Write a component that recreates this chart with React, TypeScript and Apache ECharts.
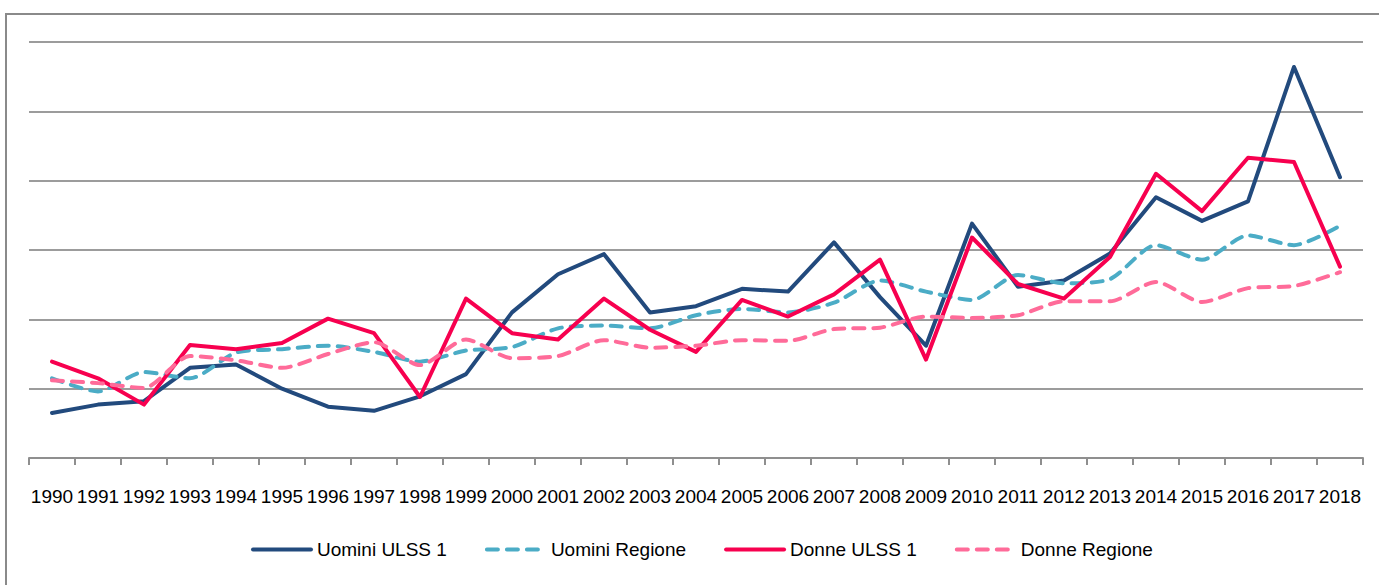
import React, { useEffect, useRef } from "react";
import * as echarts from "echarts";

const years = [
  "1990", "1991", "1992", "1993", "1994", "1995", "1996", "1997", "1998", "1999",
  "2000", "2001", "2002", "2003", "2004", "2005", "2006", "2007", "2008", "2009",
  "2010", "2011", "2012", "2013", "2014", "2015", "2016", "2017", "2018",
];

const uominiUlss = [
  6.5, 7.7, 8.2, 13.0, 13.5, 10.0, 7.4, 6.8, 8.9, 12.1,
  21.0, 26.5, 29.4, 21.0, 21.9, 24.4, 24.0, 31.1, 23.2, 16.2,
  33.8, 24.7, 25.6, 29.5, 37.6, 34.2, 37.0, 56.4, 40.5,
];

const uominiRegione = [
  11.5, 9.6, 12.4, 11.5, 15.2, 15.7, 16.2, 15.3, 13.9, 15.5,
  16.0, 18.7, 19.1, 18.7, 20.6, 21.5, 21.0, 22.4, 25.6, 24.0,
  22.8, 26.4, 25.2, 25.8, 30.7, 28.6, 32.1, 30.7, 33.5,
];

const donneUlss = [
  13.9, 11.5, 7.7, 16.3, 15.7, 16.6, 20.1, 18.0, 8.8, 23.0,
  18.0, 17.1, 23.0, 18.5, 15.3, 22.8, 20.4, 23.6, 28.6, 14.2,
  31.8, 25.1, 23.0, 29.0, 41.0, 35.6, 43.3, 42.7, 27.6,
];

const donneRegione = [
  11.2, 10.8, 10.1, 14.7, 14.1, 13.0, 15.0, 16.7, 13.4, 17.1,
  14.4, 14.7, 17.0, 15.9, 16.2, 17.0, 16.9, 18.6, 18.8, 20.4,
  20.2, 20.6, 22.6, 22.6, 25.4, 22.5, 24.5, 24.8, 26.8,
];

const seriesNames = ["Uomini ULSS 1", "Uomini Regione", "Donne ULSS 1", "Donne Regione"];

const FONT = "'Liberation Sans', Arial, sans-serif";

export default function App() {
  const ref = useRef<HTMLDivElement>(null);

  useEffect(() => {
    if (!ref.current) return;
    const chart = echarts.init(ref.current, undefined, { renderer: "svg" });
    const solid = (color: string) => ({ color, width: 4, type: "solid" as const, cap: "round" as const, join: "round" as const });
    const dashed = (color: string) => ({ color, width: 4, type: [11, 9] as number[], cap: "round" as const, join: "round" as const });
    chart.setOption({
      animation: false,
      backgroundColor: "#ffffff",
      textStyle: { fontFamily: FONT },
      graphic: [
        {
          type: "rect",
          z: -10,
          shape: { x: 6, y: 14, width: 1500, height: 700 },
          style: { fill: "none", stroke: "#8a8a8a", lineWidth: 2 },
        },
      ],
      grid: { left: 29, right: 16, top: 42, bottom: 127, containLabel: false },
      legend: {
        left: 251,
        top: 540,
        padding: 0,
        itemWidth: 58,
        itemHeight: 20,
        itemGap: 38,
        itemStyle: { opacity: 0 },
        lineStyle: { width: 4 },
        textStyle: { fontFamily: FONT, fontSize: 19, color: "#000", padding: [0, 0, 0, 1] },
        data: seriesNames,
      },
      xAxis: {
        type: "category",
        data: years,
        boundaryGap: true,
        axisLine: { show: true, lineStyle: { color: "#8f8f8f", width: 2 } },
        axisTick: { show: true, length: 7, lineStyle: { color: "#8f8f8f", width: 2 } },
        axisLabel: { fontFamily: FONT, fontSize: 19, color: "#000", margin: 29, interval: 0 },
      },
      yAxis: {
        type: "value",
        min: 0,
        max: 60,
        interval: 10,
        axisLabel: { show: false },
        axisLine: { show: false },
        axisTick: { show: false },
        splitLine: { show: true, lineStyle: { color: "#9c9c9c", width: 2 } },
      },
      series: [
        {
          name: seriesNames[0],
          type: "line",
          data: uominiUlss,
          symbol: "none",
          lineStyle: solid("#224a7d"),
          itemStyle: { color: "#224a7d" },
        },
        {
          name: seriesNames[1],
          type: "line",
          data: uominiRegione,
          symbol: "none",
          smooth: 0.25,
          lineStyle: dashed("#4bacc6"),
          itemStyle: { color: "#4bacc6" },
        },
        {
          name: seriesNames[2],
          type: "line",
          data: donneUlss,
          symbol: "none",
          lineStyle: solid("#f7004f"),
          itemStyle: { color: "#f7004f" },
        },
        {
          name: seriesNames[3],
          type: "line",
          data: donneRegione,
          symbol: "none",
          smooth: 0.25,
          lineStyle: dashed("#ff6b99"),
          itemStyle: { color: "#ff6b99" },
        },
      ],
    });
    return () => chart.dispose();
  }, []);

  return (
    <div
      ref={ref}
      style={{ position: "fixed", left: 0, top: 0, width: 1379, height: 585, background: "#fff" }}
    />
  );
}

WHAT IS NEEDED —
Return nothing but the lines running from the start of the data to the line with "import * as", please, both ends included and no pictures.

OUTPUT FOR THIS TASK —
Write a component that recreates this chart with React, TypeScript and Apache ECharts.
import React, { useEffect, useRef } from "react";
import * as echarts from "echarts";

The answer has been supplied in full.